Надо эту ошибку исправить и, приехав в Москву, отдать визит Швейцеру. Беда в том, что я сам, будучи человеком одиноким и неконтактным в каком-то смысле... я не люблю людей, наверное, они мне неинтересны, и, кажется, я сам неинтересен никому. Чего надоедать и навязываться? Где похоронена Соня? Вот к ней надо сходить. Это первый стыд.

Второй — Денис и внучки. Прибежал на три секунды, сунул 300 тысяч, поцеловал Ольгу, Таню, взял фотографию, где Сережа с племянницей, и ускакал... Очевидно, было то после «Тартюфа».
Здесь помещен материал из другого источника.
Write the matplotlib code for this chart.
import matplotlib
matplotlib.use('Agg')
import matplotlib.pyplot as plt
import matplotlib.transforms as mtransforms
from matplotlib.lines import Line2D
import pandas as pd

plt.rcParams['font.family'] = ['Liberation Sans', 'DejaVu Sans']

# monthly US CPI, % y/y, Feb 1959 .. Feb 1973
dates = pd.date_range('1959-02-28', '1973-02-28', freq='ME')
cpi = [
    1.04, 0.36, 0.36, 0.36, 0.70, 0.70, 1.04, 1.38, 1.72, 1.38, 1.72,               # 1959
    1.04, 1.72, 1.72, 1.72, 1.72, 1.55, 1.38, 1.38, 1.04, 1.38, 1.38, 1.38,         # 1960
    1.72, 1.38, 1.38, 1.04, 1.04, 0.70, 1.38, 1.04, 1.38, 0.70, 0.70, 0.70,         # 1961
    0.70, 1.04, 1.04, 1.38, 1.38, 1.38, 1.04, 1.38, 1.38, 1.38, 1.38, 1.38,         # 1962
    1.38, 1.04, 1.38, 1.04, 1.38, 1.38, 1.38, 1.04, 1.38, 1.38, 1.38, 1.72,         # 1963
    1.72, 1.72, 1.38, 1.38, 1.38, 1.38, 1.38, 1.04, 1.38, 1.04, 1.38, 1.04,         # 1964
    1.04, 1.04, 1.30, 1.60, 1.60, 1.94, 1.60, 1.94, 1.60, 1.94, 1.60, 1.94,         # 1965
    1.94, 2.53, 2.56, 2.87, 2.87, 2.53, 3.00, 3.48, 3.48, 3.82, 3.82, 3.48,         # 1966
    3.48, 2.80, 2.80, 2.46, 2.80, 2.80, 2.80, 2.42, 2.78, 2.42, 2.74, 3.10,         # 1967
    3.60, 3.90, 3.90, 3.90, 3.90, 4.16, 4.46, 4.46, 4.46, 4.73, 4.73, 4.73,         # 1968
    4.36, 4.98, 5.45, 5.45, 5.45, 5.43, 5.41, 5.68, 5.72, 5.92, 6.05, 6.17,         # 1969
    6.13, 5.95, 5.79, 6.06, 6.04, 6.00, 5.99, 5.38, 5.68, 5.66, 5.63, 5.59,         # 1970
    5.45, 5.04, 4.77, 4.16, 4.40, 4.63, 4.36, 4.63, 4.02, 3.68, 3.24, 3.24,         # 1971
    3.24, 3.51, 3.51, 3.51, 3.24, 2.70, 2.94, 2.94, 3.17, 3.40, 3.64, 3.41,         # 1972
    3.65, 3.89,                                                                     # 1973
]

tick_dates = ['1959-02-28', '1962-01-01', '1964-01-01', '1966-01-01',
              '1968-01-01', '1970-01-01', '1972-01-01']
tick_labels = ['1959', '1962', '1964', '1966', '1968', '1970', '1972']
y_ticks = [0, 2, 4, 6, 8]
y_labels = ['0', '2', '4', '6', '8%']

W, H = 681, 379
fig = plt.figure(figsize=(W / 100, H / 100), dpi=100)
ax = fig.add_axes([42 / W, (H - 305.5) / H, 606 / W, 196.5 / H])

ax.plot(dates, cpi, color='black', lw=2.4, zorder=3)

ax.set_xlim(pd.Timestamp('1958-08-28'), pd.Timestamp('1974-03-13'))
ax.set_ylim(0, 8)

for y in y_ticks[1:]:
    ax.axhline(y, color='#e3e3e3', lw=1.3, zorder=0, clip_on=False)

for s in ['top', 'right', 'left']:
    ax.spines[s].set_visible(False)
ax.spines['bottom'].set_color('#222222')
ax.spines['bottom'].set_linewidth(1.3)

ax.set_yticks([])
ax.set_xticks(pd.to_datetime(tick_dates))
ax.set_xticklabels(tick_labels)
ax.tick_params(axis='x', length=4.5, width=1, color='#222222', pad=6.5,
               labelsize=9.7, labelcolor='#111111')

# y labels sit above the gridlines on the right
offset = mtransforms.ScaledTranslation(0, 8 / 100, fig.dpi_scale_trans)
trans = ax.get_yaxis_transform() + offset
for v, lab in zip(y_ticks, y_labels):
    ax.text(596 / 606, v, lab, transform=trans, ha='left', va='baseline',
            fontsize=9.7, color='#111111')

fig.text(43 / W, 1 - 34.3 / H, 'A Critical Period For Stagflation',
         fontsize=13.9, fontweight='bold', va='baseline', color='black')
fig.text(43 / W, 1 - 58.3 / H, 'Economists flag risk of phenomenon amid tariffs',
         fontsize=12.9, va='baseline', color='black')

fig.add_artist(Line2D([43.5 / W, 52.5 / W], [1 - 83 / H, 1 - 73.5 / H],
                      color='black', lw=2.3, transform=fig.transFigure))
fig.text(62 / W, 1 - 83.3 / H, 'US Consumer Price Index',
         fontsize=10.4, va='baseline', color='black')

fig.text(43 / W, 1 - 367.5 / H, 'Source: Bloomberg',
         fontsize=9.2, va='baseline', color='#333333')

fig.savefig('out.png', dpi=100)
Стыд третий — я не звоню в Междуреченск. Вовка, когда я был в Израиле, звонил на пр. Мира.

Водитель — В. С.:

— Шеф сказал: «Мне неудобно, но, может быть, В. С. нужна девушка?»

— А кто ее оплачивать будет?

— А вот, шеф дал...

— Сколько здесь?

— Миллион.

— А сколько стоит девушка?

— Тысяч 200-300.

— Давай.

Красиво живут кандидаты в депутаты. Как же они будут жить, когда депутатами станут?

Лучшая сцена пьесы — истязание де Сада. А так... это полная хреновина в нынешней ситуации, и перевод хреновый... Наверное, на этот сюжет можно было бы более тонкий текст нарисовать.

2 декабря 1997 г. Вторник

Второй агитационный день. На Юлии 700 тыс. рублей я сэкономил. Ничего нет более омерзительного этого занятия... Или такие попадаются мне? Не везет... И она не знает, кто я и кто такой Бумбараш. Это уж совсем свинство.

10 декабря 1997 г. Среда, мой день

Поехал в Союз писателей Москвы и стал писателем, есть корочки.

И вот назначен я шефом на Мастера и на маркиза де Сада. Что мне делать — не знаю.

И чего я жду от этой жизни еще?! Вот и членом Союза писателей стал. Для чего я выбрасываю эти несчастные тыщи на взносы и пр.? Ну, когда-то Союз, быть может, и нужен мне был, когда меня не принимали. А теперь-то?!

Столько времени теряю я с этим бл... Вся жизнь прошла в бл...

18 декабря 1997 г. Четверг. Кабинет

В ночь с 13-го на 14-е был открытый эфир с Дибровым и группой СТ-Жан Сагадеев. Я очень волновался за текст «Маши» и все-таки решил написать его крупными буквами на листе и пел по бумажке. Думаю, что сделал правильно, подстраховав и обезопасив себя от позорных накладок. Сергей и Тамара остались довольны... Кроме «Маши», пел «Коней» и пр.